• **GIVEN REQUEST**
All the data below goes into the copy word for word, but the pictures don't.

• **RECORDED INFORMATION**
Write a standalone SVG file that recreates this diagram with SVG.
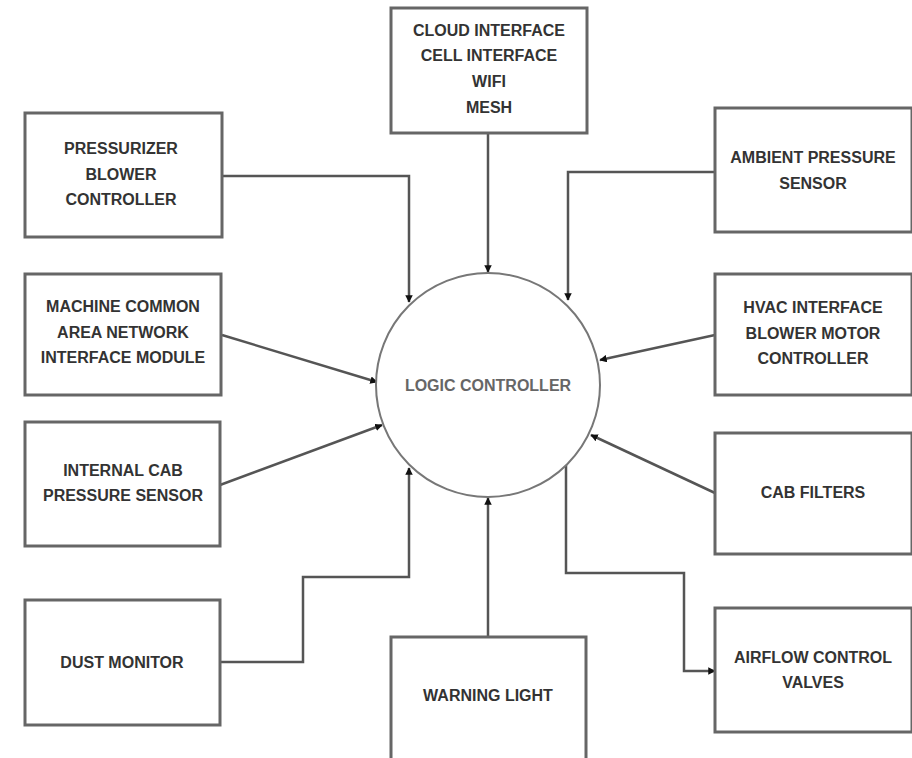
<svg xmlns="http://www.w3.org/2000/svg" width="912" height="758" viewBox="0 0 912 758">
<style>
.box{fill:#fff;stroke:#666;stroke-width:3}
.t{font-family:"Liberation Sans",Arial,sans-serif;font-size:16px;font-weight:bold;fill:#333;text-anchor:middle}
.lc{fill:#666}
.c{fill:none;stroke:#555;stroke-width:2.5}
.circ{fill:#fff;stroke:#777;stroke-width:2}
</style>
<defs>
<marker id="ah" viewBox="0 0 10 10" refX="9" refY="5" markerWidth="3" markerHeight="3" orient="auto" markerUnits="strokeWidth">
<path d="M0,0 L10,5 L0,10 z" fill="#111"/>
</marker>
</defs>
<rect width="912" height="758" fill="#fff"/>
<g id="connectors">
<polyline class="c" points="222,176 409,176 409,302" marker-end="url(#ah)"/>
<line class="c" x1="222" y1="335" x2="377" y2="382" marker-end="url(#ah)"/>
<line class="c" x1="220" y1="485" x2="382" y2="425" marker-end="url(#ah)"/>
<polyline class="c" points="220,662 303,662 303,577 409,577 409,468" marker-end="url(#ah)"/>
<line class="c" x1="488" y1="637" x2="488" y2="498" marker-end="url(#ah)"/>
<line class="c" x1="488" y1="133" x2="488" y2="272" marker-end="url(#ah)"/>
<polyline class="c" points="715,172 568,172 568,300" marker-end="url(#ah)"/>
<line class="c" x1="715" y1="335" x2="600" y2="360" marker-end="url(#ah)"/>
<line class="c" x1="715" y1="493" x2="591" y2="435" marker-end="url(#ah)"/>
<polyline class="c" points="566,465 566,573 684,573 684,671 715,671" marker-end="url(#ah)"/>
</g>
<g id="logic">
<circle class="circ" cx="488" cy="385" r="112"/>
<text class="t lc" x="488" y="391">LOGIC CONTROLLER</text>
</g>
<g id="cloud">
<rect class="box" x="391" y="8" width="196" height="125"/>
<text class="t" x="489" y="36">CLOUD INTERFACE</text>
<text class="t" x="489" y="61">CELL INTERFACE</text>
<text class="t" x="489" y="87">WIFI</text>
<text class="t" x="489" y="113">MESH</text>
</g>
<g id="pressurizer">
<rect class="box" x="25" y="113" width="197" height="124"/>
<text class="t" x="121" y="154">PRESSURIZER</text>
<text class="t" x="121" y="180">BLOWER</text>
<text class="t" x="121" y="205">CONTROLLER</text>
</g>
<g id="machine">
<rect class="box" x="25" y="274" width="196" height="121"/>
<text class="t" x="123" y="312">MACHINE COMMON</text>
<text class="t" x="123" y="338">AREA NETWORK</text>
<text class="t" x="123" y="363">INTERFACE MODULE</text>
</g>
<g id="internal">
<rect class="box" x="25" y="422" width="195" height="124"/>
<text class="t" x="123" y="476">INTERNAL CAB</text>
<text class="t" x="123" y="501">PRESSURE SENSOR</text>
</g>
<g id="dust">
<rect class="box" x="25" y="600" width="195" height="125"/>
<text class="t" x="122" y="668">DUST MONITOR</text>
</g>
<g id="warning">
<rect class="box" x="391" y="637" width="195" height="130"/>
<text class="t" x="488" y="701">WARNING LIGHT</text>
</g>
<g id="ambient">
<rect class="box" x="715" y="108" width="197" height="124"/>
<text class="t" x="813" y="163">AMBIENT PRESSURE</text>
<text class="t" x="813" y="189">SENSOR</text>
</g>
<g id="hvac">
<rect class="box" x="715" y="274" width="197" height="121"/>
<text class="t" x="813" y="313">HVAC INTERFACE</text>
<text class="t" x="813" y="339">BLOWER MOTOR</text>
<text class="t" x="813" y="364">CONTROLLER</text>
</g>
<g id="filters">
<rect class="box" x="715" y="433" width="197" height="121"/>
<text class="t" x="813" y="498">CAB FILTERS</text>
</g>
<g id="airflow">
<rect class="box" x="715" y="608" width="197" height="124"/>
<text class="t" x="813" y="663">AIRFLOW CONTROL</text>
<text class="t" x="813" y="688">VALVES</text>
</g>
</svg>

• **TASK ANSWER**
Write a standalone SVG file that recreates this diagram with SVG.
<svg xmlns="http://www.w3.org/2000/svg" width="912" height="758" viewBox="0 0 912 758">
<style>
.box{fill:#fff;stroke:#666;stroke-width:3}
.t{font-family:"Liberation Sans",Arial,sans-serif;font-size:16px;font-weight:bold;fill:#333;text-anchor:middle}
.lc{fill:#666}
.c{fill:none;stroke:#555;stroke-width:2.5}
.circ{fill:#fff;stroke:#777;stroke-width:2}
</style>
<defs>
<marker id="ah" viewBox="0 0 10 10" refX="9" refY="5" markerWidth="3" markerHeight="3" orient="auto" markerUnits="strokeWidth">
<path d="M0,0 L10,5 L0,10 z" fill="#111"/>
</marker>
</defs>
<rect width="912" height="758" fill="#fff"/>
<g id="connectors">
<polyline class="c" points="222,176 409,176 409,302" marker-end="url(#ah)"/>
<line class="c" x1="222" y1="335" x2="377" y2="382" marker-end="url(#ah)"/>
<line class="c" x1="220" y1="485" x2="382" y2="425" marker-end="url(#ah)"/>
<polyline class="c" points="220,662 303,662 303,577 409,577 409,468" marker-end="url(#ah)"/>
<line class="c" x1="488" y1="637" x2="488" y2="498" marker-end="url(#ah)"/>
<line class="c" x1="488" y1="133" x2="488" y2="272" marker-end="url(#ah)"/>
<polyline class="c" points="715,172 568,172 568,300" marker-end="url(#ah)"/>
<line class="c" x1="715" y1="335" x2="600" y2="360" marker-end="url(#ah)"/>
<line class="c" x1="715" y1="493" x2="591" y2="435" marker-end="url(#ah)"/>
<polyline class="c" points="566,465 566,573 684,573 684,671 715,671" marker-end="url(#ah)"/>
</g>
<g id="logic">
<circle class="circ" cx="488" cy="385" r="112"/>
<text class="t lc" x="488" y="391">LOGIC CONTROLLER</text>
</g>
<g id="cloud">
<rect class="box" x="391" y="8" width="196" height="125"/>
<text class="t" x="489" y="36">CLOUD INTERFACE</text>
<text class="t" x="489" y="61">CELL INTERFACE</text>
<text class="t" x="489" y="87">WIFI</text>
<text class="t" x="489" y="113">MESH</text>
</g>
<g id="pressurizer">
<rect class="box" x="25" y="113" width="197" height="124"/>
<text class="t" x="121" y="154">PRESSURIZER</text>
<text class="t" x="121" y="180">BLOWER</text>
<text class="t" x="121" y="205">CONTROLLER</text>
</g>
<g id="machine">
<rect class="box" x="25" y="274" width="196" height="121"/>
<text class="t" x="123" y="312">MACHINE COMMON</text>
<text class="t" x="123" y="338">AREA NETWORK</text>
<text class="t" x="123" y="363">INTERFACE MODULE</text>
</g>
<g id="internal">
<rect class="box" x="25" y="422" width="195" height="124"/>
<text class="t" x="123" y="476">INTERNAL CAB</text>
<text class="t" x="123" y="501">PRESSURE SENSOR</text>
</g>
<g id="dust">
<rect class="box" x="25" y="600" width="195" height="125"/>
<text class="t" x="122" y="668">DUST MONITOR</text>
</g>
<g id="warning">
<rect class="box" x="391" y="637" width="195" height="130"/>
<text class="t" x="488" y="701">WARNING LIGHT</text>
</g>
<g id="ambient">
<rect class="box" x="715" y="108" width="197" height="124"/>
<text class="t" x="813" y="163">AMBIENT PRESSURE</text>
<text class="t" x="813" y="189">SENSOR</text>
</g>
<g id="hvac">
<rect class="box" x="715" y="274" width="197" height="121"/>
<text class="t" x="813" y="313">HVAC INTERFACE</text>
<text class="t" x="813" y="339">BLOWER MOTOR</text>
<text class="t" x="813" y="364">CONTROLLER</text>
</g>
<g id="filters">
<rect class="box" x="715" y="433" width="197" height="121"/>
<text class="t" x="813" y="498">CAB FILTERS</text>
</g>
<g id="airflow">
<rect class="box" x="715" y="608" width="197" height="124"/>
<text class="t" x="813" y="663">AIRFLOW CONTROL</text>
<text class="t" x="813" y="688">VALVES</text>
</g>
</svg>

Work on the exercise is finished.